**DATASET**
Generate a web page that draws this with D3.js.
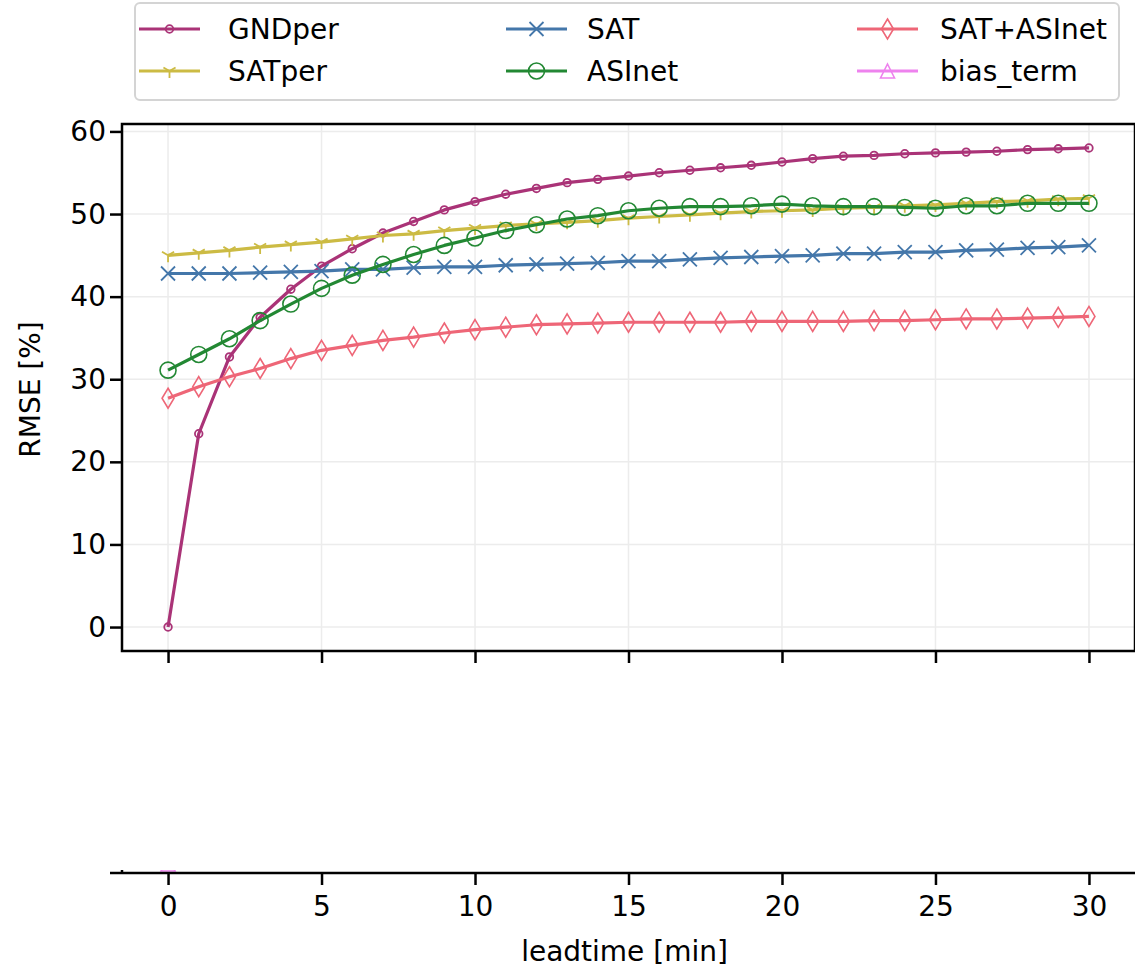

* * *

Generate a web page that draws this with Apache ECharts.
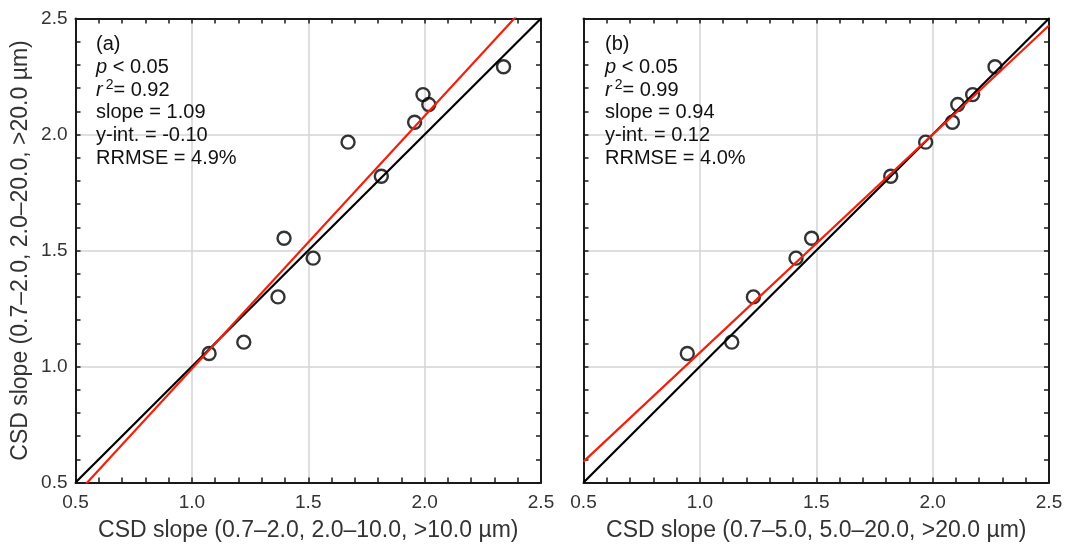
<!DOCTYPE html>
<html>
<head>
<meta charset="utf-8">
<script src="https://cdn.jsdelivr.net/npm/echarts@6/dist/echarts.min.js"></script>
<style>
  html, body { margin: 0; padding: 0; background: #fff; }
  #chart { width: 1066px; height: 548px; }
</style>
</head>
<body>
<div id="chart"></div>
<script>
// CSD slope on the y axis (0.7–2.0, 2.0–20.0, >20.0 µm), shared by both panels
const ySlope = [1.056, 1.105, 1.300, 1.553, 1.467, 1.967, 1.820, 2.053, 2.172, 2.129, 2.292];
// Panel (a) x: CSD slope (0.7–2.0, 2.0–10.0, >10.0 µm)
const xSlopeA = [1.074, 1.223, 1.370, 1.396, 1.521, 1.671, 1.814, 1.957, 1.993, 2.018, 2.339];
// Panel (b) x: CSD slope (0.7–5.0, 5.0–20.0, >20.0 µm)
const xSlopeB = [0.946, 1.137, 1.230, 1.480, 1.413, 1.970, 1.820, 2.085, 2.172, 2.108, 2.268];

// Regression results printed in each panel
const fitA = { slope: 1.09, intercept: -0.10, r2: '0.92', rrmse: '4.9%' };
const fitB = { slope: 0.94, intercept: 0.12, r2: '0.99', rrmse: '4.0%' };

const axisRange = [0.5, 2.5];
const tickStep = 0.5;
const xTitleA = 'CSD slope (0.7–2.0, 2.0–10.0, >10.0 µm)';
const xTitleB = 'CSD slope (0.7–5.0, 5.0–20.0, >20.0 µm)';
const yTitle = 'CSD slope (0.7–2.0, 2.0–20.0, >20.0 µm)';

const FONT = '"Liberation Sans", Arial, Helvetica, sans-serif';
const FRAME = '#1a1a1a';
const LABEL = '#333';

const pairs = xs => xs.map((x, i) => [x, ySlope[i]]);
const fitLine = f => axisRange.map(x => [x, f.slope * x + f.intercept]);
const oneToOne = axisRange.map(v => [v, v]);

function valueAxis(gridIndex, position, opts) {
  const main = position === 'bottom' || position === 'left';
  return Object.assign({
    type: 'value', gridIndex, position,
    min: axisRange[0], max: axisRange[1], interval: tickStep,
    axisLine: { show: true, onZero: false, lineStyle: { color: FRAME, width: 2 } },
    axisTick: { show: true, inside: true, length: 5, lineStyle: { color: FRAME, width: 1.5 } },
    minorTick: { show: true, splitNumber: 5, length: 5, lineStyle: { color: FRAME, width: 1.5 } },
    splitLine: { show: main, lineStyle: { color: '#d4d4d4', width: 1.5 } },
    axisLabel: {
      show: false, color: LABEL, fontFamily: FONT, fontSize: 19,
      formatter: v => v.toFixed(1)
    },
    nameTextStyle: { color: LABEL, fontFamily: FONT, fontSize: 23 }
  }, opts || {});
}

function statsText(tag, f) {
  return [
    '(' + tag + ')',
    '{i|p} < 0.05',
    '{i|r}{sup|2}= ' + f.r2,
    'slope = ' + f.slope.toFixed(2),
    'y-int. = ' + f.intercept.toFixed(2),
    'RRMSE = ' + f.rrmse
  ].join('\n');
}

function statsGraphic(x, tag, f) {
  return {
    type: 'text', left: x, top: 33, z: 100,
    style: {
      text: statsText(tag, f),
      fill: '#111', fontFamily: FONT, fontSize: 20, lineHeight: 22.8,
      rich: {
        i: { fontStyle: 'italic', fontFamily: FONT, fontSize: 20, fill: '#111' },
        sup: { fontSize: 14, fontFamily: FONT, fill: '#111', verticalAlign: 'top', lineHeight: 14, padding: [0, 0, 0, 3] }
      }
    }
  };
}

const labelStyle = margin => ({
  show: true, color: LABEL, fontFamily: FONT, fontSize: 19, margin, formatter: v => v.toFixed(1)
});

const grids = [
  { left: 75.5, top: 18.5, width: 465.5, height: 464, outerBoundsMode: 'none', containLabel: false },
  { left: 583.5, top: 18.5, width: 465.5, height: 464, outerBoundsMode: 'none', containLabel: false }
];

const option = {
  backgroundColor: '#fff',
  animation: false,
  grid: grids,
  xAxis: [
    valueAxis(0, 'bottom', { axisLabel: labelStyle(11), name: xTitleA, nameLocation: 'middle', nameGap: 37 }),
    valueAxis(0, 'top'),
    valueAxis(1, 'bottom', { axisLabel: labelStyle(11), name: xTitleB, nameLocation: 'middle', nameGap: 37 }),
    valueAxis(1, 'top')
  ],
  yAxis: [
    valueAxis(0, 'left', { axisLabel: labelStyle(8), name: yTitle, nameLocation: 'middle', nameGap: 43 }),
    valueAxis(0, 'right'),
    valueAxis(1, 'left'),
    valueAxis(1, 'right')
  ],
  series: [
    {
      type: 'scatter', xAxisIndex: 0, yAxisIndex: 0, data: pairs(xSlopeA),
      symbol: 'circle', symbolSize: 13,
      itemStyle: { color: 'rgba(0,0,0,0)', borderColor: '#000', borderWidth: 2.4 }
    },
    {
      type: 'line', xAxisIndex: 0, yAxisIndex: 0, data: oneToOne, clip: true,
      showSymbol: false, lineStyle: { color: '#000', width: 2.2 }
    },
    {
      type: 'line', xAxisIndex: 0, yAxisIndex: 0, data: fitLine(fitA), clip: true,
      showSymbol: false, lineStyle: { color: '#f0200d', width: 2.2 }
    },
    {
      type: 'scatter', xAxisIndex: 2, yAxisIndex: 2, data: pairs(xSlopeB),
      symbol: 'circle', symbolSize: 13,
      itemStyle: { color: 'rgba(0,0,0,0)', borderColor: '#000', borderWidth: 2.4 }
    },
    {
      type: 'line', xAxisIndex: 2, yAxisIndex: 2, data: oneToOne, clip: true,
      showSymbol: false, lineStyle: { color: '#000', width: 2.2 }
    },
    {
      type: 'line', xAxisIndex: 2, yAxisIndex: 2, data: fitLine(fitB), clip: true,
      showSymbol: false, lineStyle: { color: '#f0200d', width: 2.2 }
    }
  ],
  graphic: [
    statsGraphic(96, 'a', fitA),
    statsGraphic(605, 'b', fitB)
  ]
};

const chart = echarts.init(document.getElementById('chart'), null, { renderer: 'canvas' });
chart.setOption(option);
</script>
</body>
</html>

**STATED TASK**
State the number of lines above that hold the string "Generate", with nothing added.

**EXERCISE ANSWER**
2